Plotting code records
★ ★ ★ ★ ★ ★ ★

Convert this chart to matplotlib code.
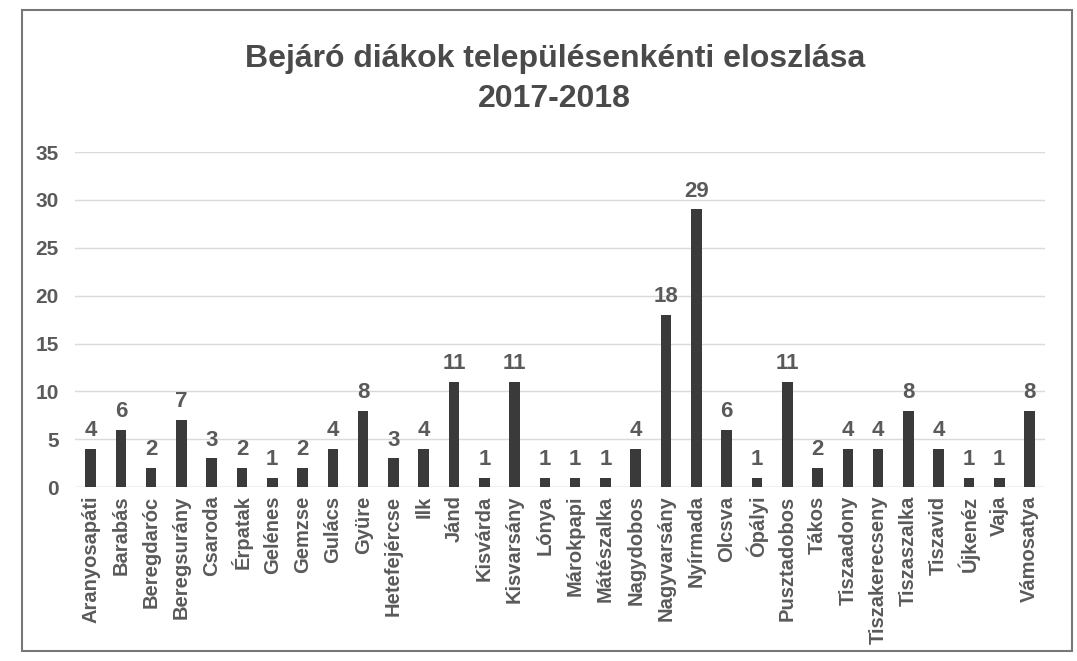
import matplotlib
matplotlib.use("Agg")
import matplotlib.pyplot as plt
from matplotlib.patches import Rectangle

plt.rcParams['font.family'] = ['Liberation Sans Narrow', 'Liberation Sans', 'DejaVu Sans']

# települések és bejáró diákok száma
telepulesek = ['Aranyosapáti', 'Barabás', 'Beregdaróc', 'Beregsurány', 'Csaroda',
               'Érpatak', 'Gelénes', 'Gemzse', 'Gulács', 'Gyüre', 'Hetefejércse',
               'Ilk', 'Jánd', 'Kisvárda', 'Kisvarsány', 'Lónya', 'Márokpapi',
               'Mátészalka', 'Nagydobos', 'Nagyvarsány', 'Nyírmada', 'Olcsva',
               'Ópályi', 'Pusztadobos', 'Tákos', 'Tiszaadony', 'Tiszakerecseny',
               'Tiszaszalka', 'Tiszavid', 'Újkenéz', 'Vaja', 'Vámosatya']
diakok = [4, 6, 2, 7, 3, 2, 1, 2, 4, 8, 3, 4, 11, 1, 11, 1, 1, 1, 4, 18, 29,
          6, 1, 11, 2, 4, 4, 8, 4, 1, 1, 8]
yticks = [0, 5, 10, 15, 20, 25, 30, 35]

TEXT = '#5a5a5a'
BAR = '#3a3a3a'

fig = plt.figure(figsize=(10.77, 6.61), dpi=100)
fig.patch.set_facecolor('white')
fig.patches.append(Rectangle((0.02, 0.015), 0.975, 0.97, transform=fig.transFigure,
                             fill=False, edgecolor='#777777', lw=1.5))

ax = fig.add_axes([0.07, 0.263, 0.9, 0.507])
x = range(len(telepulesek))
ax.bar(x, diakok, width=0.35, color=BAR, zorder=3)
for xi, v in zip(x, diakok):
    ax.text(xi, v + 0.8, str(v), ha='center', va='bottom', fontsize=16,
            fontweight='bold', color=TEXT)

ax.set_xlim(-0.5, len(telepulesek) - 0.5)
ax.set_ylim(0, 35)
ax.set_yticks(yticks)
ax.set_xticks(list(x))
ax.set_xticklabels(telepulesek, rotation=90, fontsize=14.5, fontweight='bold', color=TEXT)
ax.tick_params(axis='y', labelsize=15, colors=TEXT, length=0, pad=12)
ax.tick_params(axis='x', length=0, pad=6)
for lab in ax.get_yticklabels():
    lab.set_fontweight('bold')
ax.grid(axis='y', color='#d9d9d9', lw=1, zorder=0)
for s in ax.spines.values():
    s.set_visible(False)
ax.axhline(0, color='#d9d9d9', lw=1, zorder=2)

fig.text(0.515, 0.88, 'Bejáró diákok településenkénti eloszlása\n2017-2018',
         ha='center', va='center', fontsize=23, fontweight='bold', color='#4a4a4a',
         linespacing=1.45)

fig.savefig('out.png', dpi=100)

★ ★ ★ ★ ★ ★ ★

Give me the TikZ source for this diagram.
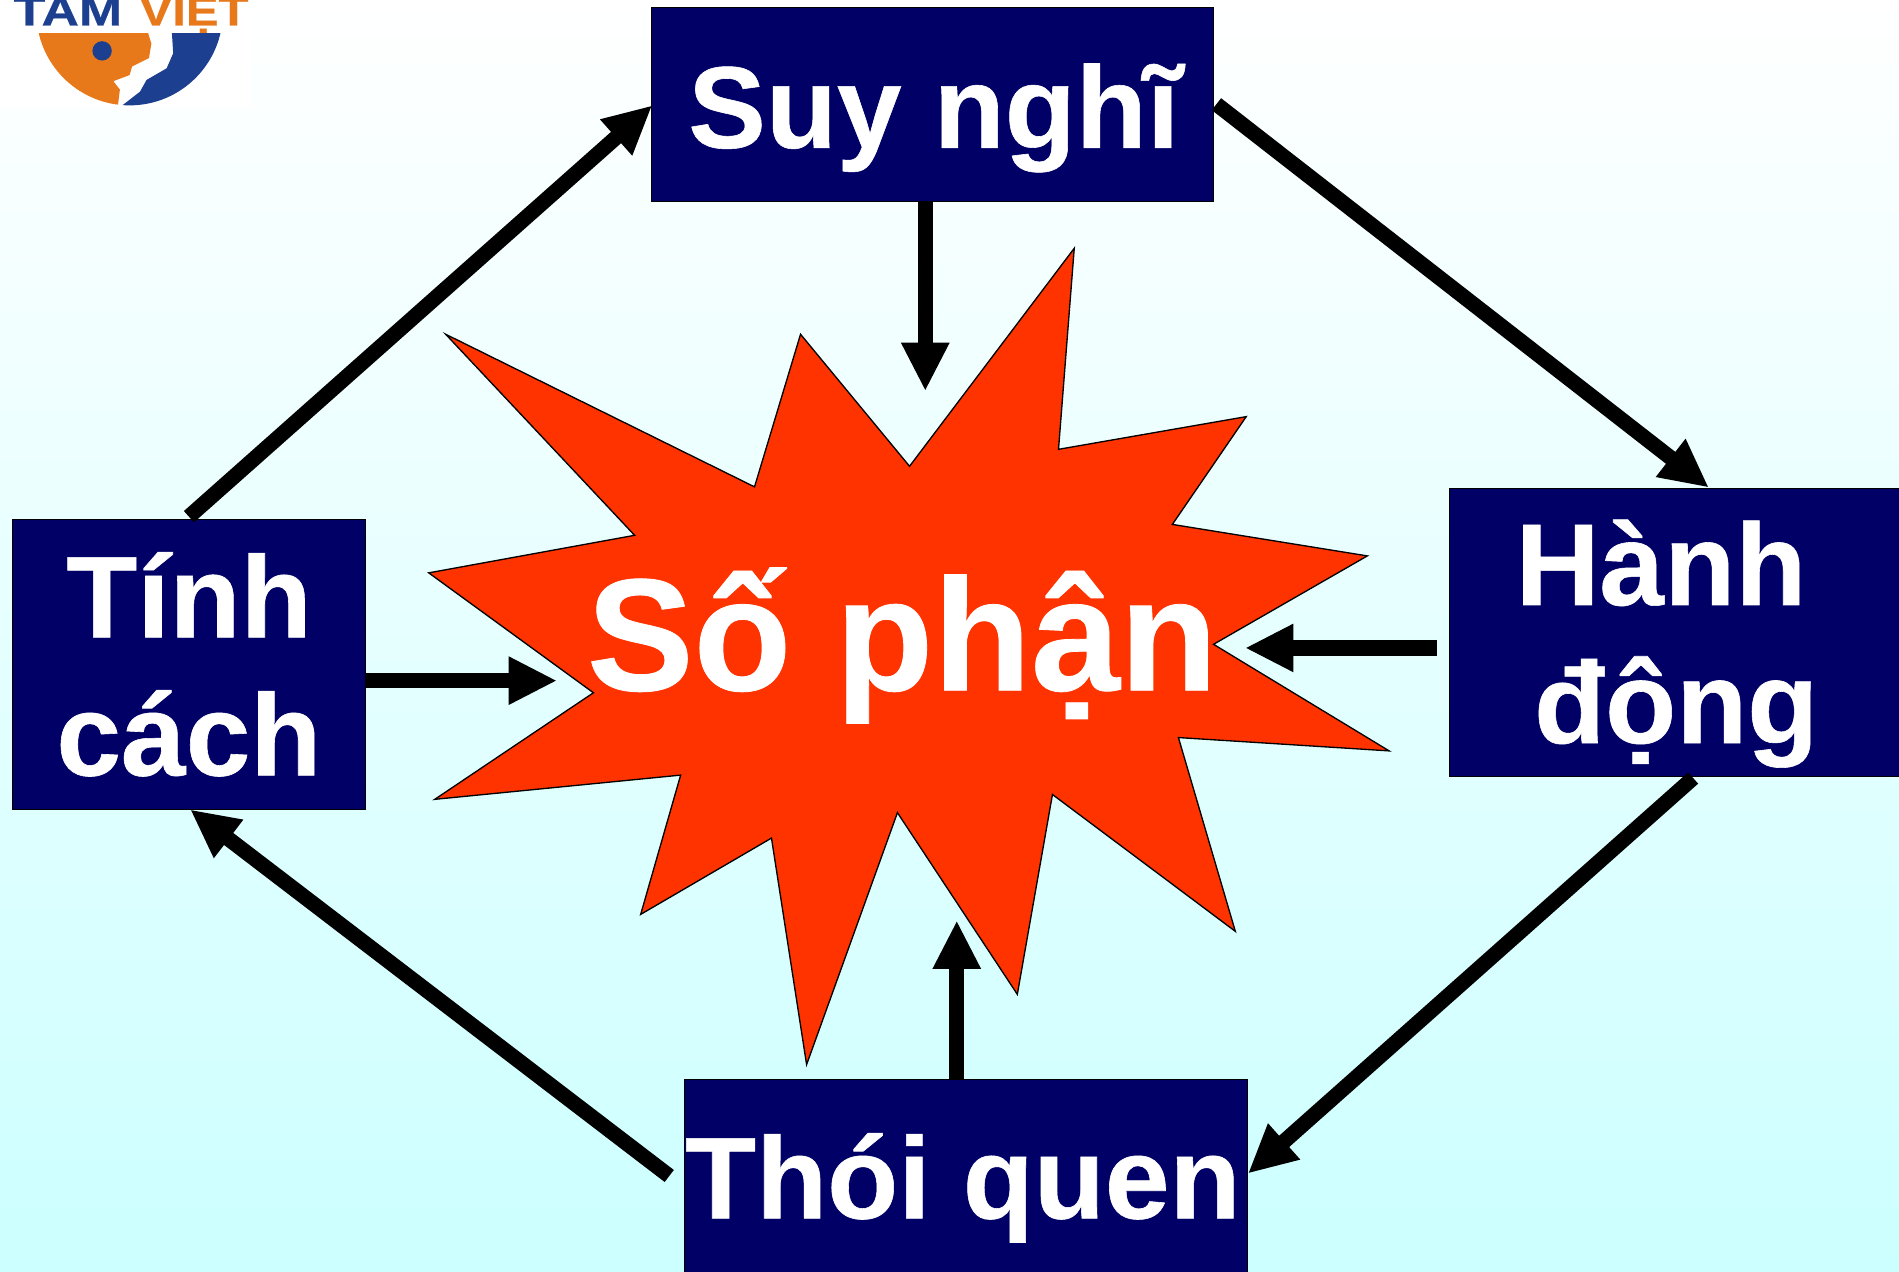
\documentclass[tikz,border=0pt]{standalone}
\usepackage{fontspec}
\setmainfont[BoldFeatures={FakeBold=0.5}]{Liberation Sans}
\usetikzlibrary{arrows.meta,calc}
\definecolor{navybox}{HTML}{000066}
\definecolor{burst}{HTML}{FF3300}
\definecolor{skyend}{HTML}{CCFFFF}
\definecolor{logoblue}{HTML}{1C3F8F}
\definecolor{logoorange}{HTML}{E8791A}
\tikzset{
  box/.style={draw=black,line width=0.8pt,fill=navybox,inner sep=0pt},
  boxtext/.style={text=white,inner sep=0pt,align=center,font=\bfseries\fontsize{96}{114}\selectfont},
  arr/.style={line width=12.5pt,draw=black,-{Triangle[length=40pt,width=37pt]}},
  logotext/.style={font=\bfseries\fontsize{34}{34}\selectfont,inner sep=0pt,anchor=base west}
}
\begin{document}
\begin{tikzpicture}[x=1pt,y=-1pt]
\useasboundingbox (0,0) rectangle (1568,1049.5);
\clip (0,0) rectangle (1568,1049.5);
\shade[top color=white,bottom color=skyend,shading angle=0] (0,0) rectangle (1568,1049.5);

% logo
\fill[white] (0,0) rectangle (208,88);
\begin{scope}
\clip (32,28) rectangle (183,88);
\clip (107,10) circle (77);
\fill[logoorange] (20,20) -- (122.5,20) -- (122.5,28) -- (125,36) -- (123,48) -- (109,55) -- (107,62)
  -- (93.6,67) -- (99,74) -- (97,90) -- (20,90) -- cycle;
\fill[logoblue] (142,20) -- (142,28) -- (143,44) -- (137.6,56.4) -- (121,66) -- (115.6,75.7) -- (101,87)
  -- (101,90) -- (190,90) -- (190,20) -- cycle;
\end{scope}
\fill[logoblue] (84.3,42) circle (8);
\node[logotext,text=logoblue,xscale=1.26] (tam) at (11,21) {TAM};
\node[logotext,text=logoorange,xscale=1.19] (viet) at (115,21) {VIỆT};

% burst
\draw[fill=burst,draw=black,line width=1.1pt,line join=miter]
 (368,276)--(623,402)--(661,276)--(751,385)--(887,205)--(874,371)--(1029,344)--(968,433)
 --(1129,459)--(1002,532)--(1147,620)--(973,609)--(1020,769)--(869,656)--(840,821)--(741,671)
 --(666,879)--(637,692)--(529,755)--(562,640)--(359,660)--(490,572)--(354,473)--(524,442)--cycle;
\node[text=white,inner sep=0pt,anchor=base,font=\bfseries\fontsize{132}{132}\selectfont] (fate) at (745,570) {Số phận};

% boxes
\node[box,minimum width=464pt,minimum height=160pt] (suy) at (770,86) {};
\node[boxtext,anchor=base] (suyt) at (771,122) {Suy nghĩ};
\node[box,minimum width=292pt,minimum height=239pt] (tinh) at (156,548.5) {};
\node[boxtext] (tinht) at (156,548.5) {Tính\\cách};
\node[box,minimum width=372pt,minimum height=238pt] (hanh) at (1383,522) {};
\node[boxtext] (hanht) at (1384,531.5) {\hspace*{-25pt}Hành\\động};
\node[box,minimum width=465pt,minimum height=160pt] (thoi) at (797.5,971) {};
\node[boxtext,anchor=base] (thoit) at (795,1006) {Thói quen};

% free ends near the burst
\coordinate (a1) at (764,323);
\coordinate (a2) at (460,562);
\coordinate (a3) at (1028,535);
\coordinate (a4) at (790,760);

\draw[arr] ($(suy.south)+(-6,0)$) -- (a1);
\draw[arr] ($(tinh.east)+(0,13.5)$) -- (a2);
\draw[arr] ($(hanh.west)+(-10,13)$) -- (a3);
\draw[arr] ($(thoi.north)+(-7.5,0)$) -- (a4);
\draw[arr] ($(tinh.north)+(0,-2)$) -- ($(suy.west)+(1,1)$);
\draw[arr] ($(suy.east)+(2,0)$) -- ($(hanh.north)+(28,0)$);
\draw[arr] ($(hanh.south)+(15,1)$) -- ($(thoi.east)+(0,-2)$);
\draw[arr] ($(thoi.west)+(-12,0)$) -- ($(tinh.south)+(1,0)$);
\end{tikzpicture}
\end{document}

★ ★ ★ ★ ★ ★ ★

Challenge —
Give the lines above again exactly, from the one containing "Convert this chart to matplotlib code." to the one containing "plt.rcParams['font.family'] = ['Liberation", both included, but leave out the pictures.

Exercise response —
Convert this chart to matplotlib code.
import matplotlib
matplotlib.use("Agg")
import matplotlib.pyplot as plt
from matplotlib.patches import Rectangle

plt.rcParams['font.family'] = ['Liberation Sans Narrow', 'Liberation Sans', 'DejaVu Sans']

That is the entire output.